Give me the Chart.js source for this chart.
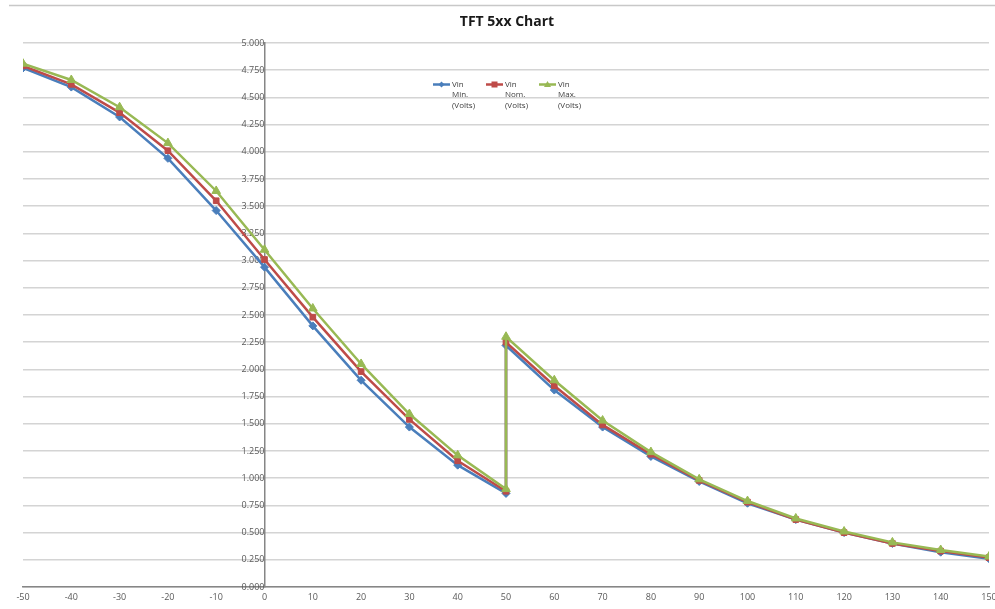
<!DOCTYPE html>
<html><head><meta charset="utf-8">
<script src="https://cdn.jsdelivr.net/npm/chart.js@4"></script>
<style>html,body{margin:0;padding:0;background:#fff}#wrap{width:995px;height:609px;position:relative}</style>
</head><body><div id="wrap"><canvas id="c"></canvas></div>
<script>
const xValues = [-50,-40,-30,-20,-10,0,10,20,30,40,50,50,60,70,80,90,100,110,120,130,140,150];
const vinMin = [4.77,4.595,4.32,3.94,3.46,2.94,2.40,1.90,1.47,1.12,0.86,2.22,1.81,1.47,1.20,0.97,0.77,0.62,0.50,0.40,0.32,0.26];
const vinNom = [4.79,4.62,4.36,4.01,3.55,3.01,2.48,1.98,1.54,1.16,0.88,2.25,1.85,1.49,1.22,0.98,0.78,0.62,0.50,0.40,0.33,0.27];
const vinMax = [4.81,4.66,4.41,4.08,3.64,3.10,2.56,2.05,1.59,1.21,0.90,2.30,1.90,1.53,1.24,0.99,0.79,0.63,0.51,0.41,0.34,0.28];
const seriesNames = [["Vin","Min.","(Volts)"],["Vin","Nom.","(Volts)"],["Vin","Max.","(Volts)"]];
const titleText = "TFT 5xx Chart";

const colors = ['#4a7ebb','#be4b48','#98b954'];
const styles = ['rectRot','rect','triangle'];
const radii = [4,4,5];
const toPts = arr => arr.map((v,i)=>({x:xValues[i],y:v}));
const datasets = [vinMin,vinNom,vinMax].map((arr,i)=>({
  label: seriesNames[i].join(' '),
  data: toPts(arr),
  showLine: true,
  order: 2 - i,
  borderColor: colors[i],
  backgroundColor: colors[i],
  borderWidth: 2.5,
  pointStyle: styles[i],
  pointRadius: radii[i],
  pointBorderWidth: 1,
  tension: 0
}));

const deco = {
  id:'deco',
  afterDraw(chart){
    const ctx = chart.ctx;
    ctx.save();
    ctx.strokeStyle = '#c8c8c8'; ctx.lineWidth = 1.5;
    ctx.beginPath(); ctx.moveTo(9,5.5); ctx.lineTo(995,5.5); ctx.stroke();
    ctx.fillStyle = '#1a1a1a';
    ctx.font = 'bold 14px "Open Sans", "Liberation Sans", sans-serif';
    ctx.textAlign = 'center'; ctx.textBaseline = 'middle';
    ctx.fillText(titleText, 507, 22);
    const xs = [433,486,539];
    ctx.font = '8px "Open Sans", "Liberation Sans", sans-serif';
    ctx.textAlign = 'left'; ctx.textBaseline = 'middle';
    xs.forEach((x0,i)=>{
      ctx.strokeStyle = colors[i]; ctx.lineWidth = 2.5;
      ctx.beginPath(); ctx.moveTo(x0,84.5); ctx.lineTo(x0+17,84.5); ctx.stroke();
      ctx.fillStyle = colors[i];
      const cx = x0+8.5, cy = 84.5;
      ctx.beginPath();
      if(i===0){ ctx.moveTo(cx,cy-3); ctx.lineTo(cx+3,cy); ctx.lineTo(cx,cy+3); ctx.lineTo(cx-3,cy); ctx.closePath(); }
      else if(i===1){ ctx.rect(cx-3,cy-3,6,6); }
      else { ctx.moveTo(cx,cy-3.5); ctx.lineTo(cx+3.5,cy+2.5); ctx.lineTo(cx-3.5,cy+2.5); ctx.closePath(); }
      ctx.fill();
      ctx.fillStyle = '#404040';
      seriesNames[i].forEach((t,k)=>ctx.fillText(t, x0+19, 84.5 + k*10.5));
    });
    ctx.restore();
  }
};

new Chart(document.getElementById('c'), {
  type: 'scatter',
  data: { datasets },
  options: {
    responsive: true, maintainAspectRatio: false, animation: false,
    layout: { padding: { top: 43, left: 23, right: 5, bottom: 0 } },
    plugins: { legend: { display: false }, title: { display: false }, tooltip: { enabled: false } },
    scales: {
      x: {
        type: 'linear', min: -50, max: 150,
        afterFit(s){ s.height = 22; s.paddingLeft = 0; s.paddingRight = 0; },
        ticks: { stepSize: 10, color: '#595959', font: { size: 9, family: '"Open Sans", sans-serif' }, padding: 2, maxRotation: 0, autoSkip: false },
        grid: { display: false, drawTicks: true, tickLength: 3, tickColor: '#868686' },
        border: { display: true, color: '#868686', width: 1.5 }
      },
      y: {
        type: 'linear', min: 0, max: 5, position: { x: 0 },
        ticks: { stepSize: 0.25, color: '#595959', font: { size: 9, family: '"Open Sans", sans-serif' }, padding: 4,
          callback: v => Number(v).toFixed(3) },
        grid: { color: '#d4d4d4', lineWidth: 1.5, drawTicks: true, tickLength: 3 },
        border: { display: true, color: '#868686', width: 1.5 }
      }
    }
  },
  plugins: [deco]
});
</script></body></html>
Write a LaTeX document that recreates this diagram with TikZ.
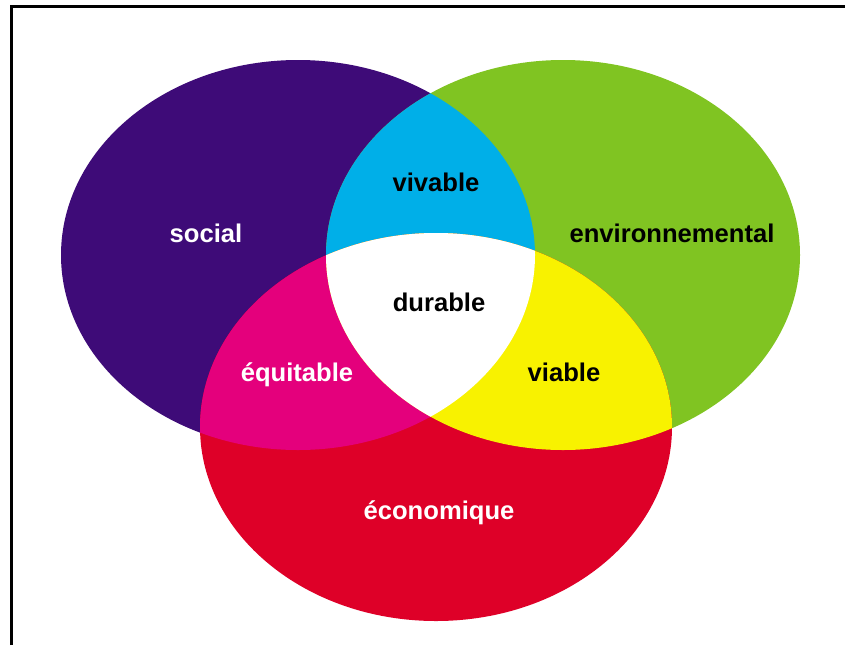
\documentclass[tikz,border=0pt]{standalone}
\usepackage{fontspec}
\setmainfont{Liberation Sans}
\definecolor{cpurple}{RGB}{62,11,120}
\definecolor{cgreen}{RGB}{128,196,34}
\definecolor{ccyan}{RGB}{0,175,232}
\definecolor{cmagenta}{RGB}{228,0,124}
\definecolor{cred}{RGB}{222,0,40}
\definecolor{cyellow}{RGB}{248,242,0}
\begin{document}
\begin{tikzpicture}[x=1pt,y=-1pt,
  lbl/.style={font=\bfseries\fontsize{25.6}{30}\selectfont, anchor=base, inner sep=0pt},
  frame/.style={line width=3pt, line join=miter}]
\useasboundingbox (0,0) rectangle (845,645);
\def\Soc{(298,255) ellipse [x radius=237, y radius=195]}
\def\Env{(563,255) ellipse [x radius=237, y radius=195]}
\def\Eco{(436,427) ellipse [x radius=236, y radius=194]}
\fill[cpurple] \Soc;
\fill[cgreen] \Env;
\fill[cred] \Eco;
\begin{scope}
  \clip \Soc;
  \fill[ccyan] \Env;
  \fill[cmagenta] \Eco;
\end{scope}
\begin{scope}
  \clip \Env;
  \fill[cyellow] \Eco;
\end{scope}
\begin{scope}
  \clip \Soc;
  \clip \Env;
  \fill[white] \Eco;
\end{scope}
\draw[frame] (11,645) -- (11,6) -- (845,6);
\node[lbl, text=white] (social) at (206,242) {social};
\node[lbl, text=black] (vivable) at (436,191) {vivable};
\node[lbl, text=black] (environ) at (672,242) {environnemental};
\node[lbl, text=black] (durable) at (439,311) {durable};
\node[lbl, text=white] (equitable) at (297,381) {équitable};
\node[lbl, text=black] (viable) at (564,381) {viable};
\node[lbl, text=white] (economique) at (439,519) {économique};
\end{tikzpicture}
\end{document}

* * *

Work to be completed
Transcribe the whole listing, character for character, but not its images.

In response
Give me the Chart.js source for this chart.
<!DOCTYPE html>
<html><head><meta charset="utf-8">
<script src="https://cdn.jsdelivr.net/npm/chart.js@4"></script>
<style>html,body{margin:0;padding:0;background:#fff}#wrap{width:995px;height:609px;position:relative}</style>
</head><body><div id="wrap"><canvas id="c"></canvas></div>
<script>
const xValues = [-50,-40,-30,-20,-10,0,10,20,30,40,50,50,60,70,80,90,100,110,120,130,140,150];
const vinMin = [4.77,4.595,4.32,3.94,3.46,2.94,2.40,1.90,1.47,1.12,0.86,2.22,1.81,1.47,1.20,0.97,0.77,0.62,0.50,0.40,0.32,0.26];
const vinNom = [4.79,4.62,4.36,4.01,3.55,3.01,2.48,1.98,1.54,1.16,0.88,2.25,1.85,1.49,1.22,0.98,0.78,0.62,0.50,0.40,0.33,0.27];
const vinMax = [4.81,4.66,4.41,4.08,3.64,3.10,2.56,2.05,1.59,1.21,0.90,2.30,1.90,1.53,1.24,0.99,0.79,0.63,0.51,0.41,0.34,0.28];
const seriesNames = [["Vin","Min.","(Volts)"],["Vin","Nom.","(Volts)"],["Vin","Max.","(Volts)"]];
const titleText = "TFT 5xx Chart";

const colors = ['#4a7ebb','#be4b48','#98b954'];
const styles = ['rectRot','rect','triangle'];
const radii = [4,4,5];
const toPts = arr => arr.map((v,i)=>({x:xValues[i],y:v}));
const datasets = [vinMin,vinNom,vinMax].map((arr,i)=>({
  label: seriesNames[i].join(' '),
  data: toPts(arr),
  showLine: true,
  order: 2 - i,
  borderColor: colors[i],
  backgroundColor: colors[i],
  borderWidth: 2.5,
  pointStyle: styles[i],
  pointRadius: radii[i],
  pointBorderWidth: 1,
  tension: 0
}));

const deco = {
  id:'deco',
  afterDraw(chart){
    const ctx = chart.ctx;
    ctx.save();
    ctx.strokeStyle = '#c8c8c8'; ctx.lineWidth = 1.5;
    ctx.beginPath(); ctx.moveTo(9,5.5); ctx.lineTo(995,5.5); ctx.stroke();
    ctx.fillStyle = '#1a1a1a';
    ctx.font = 'bold 14px "Open Sans", "Liberation Sans", sans-serif';
    ctx.textAlign = 'center'; ctx.textBaseline = 'middle';
    ctx.fillText(titleText, 507, 22);
    const xs = [433,486,539];
    ctx.font = '8px "Open Sans", "Liberation Sans", sans-serif';
    ctx.textAlign = 'left'; ctx.textBaseline = 'middle';
    xs.forEach((x0,i)=>{
      ctx.strokeStyle = colors[i]; ctx.lineWidth = 2.5;
      ctx.beginPath(); ctx.moveTo(x0,84.5); ctx.lineTo(x0+17,84.5); ctx.stroke();
      ctx.fillStyle = colors[i];
      const cx = x0+8.5, cy = 84.5;
      ctx.beginPath();
      if(i===0){ ctx.moveTo(cx,cy-3); ctx.lineTo(cx+3,cy); ctx.lineTo(cx,cy+3); ctx.lineTo(cx-3,cy); ctx.closePath(); }
      else if(i===1){ ctx.rect(cx-3,cy-3,6,6); }
      else { ctx.moveTo(cx,cy-3.5); ctx.lineTo(cx+3.5,cy+2.5); ctx.lineTo(cx-3.5,cy+2.5); ctx.closePath(); }
      ctx.fill();
      ctx.fillStyle = '#404040';
      seriesNames[i].forEach((t,k)=>ctx.fillText(t, x0+19, 84.5 + k*10.5));
    });
    ctx.restore();
  }
};

new Chart(document.getElementById('c'), {
  type: 'scatter',
  data: { datasets },
  options: {
    responsive: true, maintainAspectRatio: false, animation: false,
    layout: { padding: { top: 43, left: 23, right: 5, bottom: 0 } },
    plugins: { legend: { display: false }, title: { display: false }, tooltip: { enabled: false } },
    scales: {
      x: {
        type: 'linear', min: -50, max: 150,
        afterFit(s){ s.height = 22; s.paddingLeft = 0; s.paddingRight = 0; },
        ticks: { stepSize: 10, color: '#595959', font: { size: 9, family: '"Open Sans", sans-serif' }, padding: 2, maxRotation: 0, autoSkip: false },
        grid: { display: false, drawTicks: true, tickLength: 3, tickColor: '#868686' },
        border: { display: true, color: '#868686', width: 1.5 }
      },
      y: {
        type: 'linear', min: 0, max: 5, position: { x: 0 },
        ticks: { stepSize: 0.25, color: '#595959', font: { size: 9, family: '"Open Sans", sans-serif' }, padding: 4,
          callback: v => Number(v).toFixed(3) },
        grid: { color: '#d4d4d4', lineWidth: 1.5, drawTicks: true, tickLength: 3 },
        border: { display: true, color: '#868686', width: 1.5 }
      }
    }
  },
  plugins: [deco]
});
</script></body></html>
Write a LaTeX document that recreates this diagram with TikZ.
\documentclass[tikz,border=0pt]{standalone}
\usepackage{fontspec}
\setmainfont{Liberation Sans}
\definecolor{cpurple}{RGB}{62,11,120}
\definecolor{cgreen}{RGB}{128,196,34}
\definecolor{ccyan}{RGB}{0,175,232}
\definecolor{cmagenta}{RGB}{228,0,124}
\definecolor{cred}{RGB}{222,0,40}
\definecolor{cyellow}{RGB}{248,242,0}
\begin{document}
\begin{tikzpicture}[x=1pt,y=-1pt,
  lbl/.style={font=\bfseries\fontsize{25.6}{30}\selectfont, anchor=base, inner sep=0pt},
  frame/.style={line width=3pt, line join=miter}]
\useasboundingbox (0,0) rectangle (845,645);
\def\Soc{(298,255) ellipse [x radius=237, y radius=195]}
\def\Env{(563,255) ellipse [x radius=237, y radius=195]}
\def\Eco{(436,427) ellipse [x radius=236, y radius=194]}
\fill[cpurple] \Soc;
\fill[cgreen] \Env;
\fill[cred] \Eco;
\begin{scope}
  \clip \Soc;
  \fill[ccyan] \Env;
  \fill[cmagenta] \Eco;
\end{scope}
\begin{scope}
  \clip \Env;
  \fill[cyellow] \Eco;
\end{scope}
\begin{scope}
  \clip \Soc;
  \clip \Env;
  \fill[white] \Eco;
\end{scope}
\draw[frame] (11,645) -- (11,6) -- (845,6);
\node[lbl, text=white] (social) at (206,242) {social};
\node[lbl, text=black] (vivable) at (436,191) {vivable};
\node[lbl, text=black] (environ) at (672,242) {environnemental};
\node[lbl, text=black] (durable) at (439,311) {durable};
\node[lbl, text=white] (equitable) at (297,381) {équitable};
\node[lbl, text=black] (viable) at (564,381) {viable};
\node[lbl, text=white] (economique) at (439,519) {économique};
\end{tikzpicture}
\end{document}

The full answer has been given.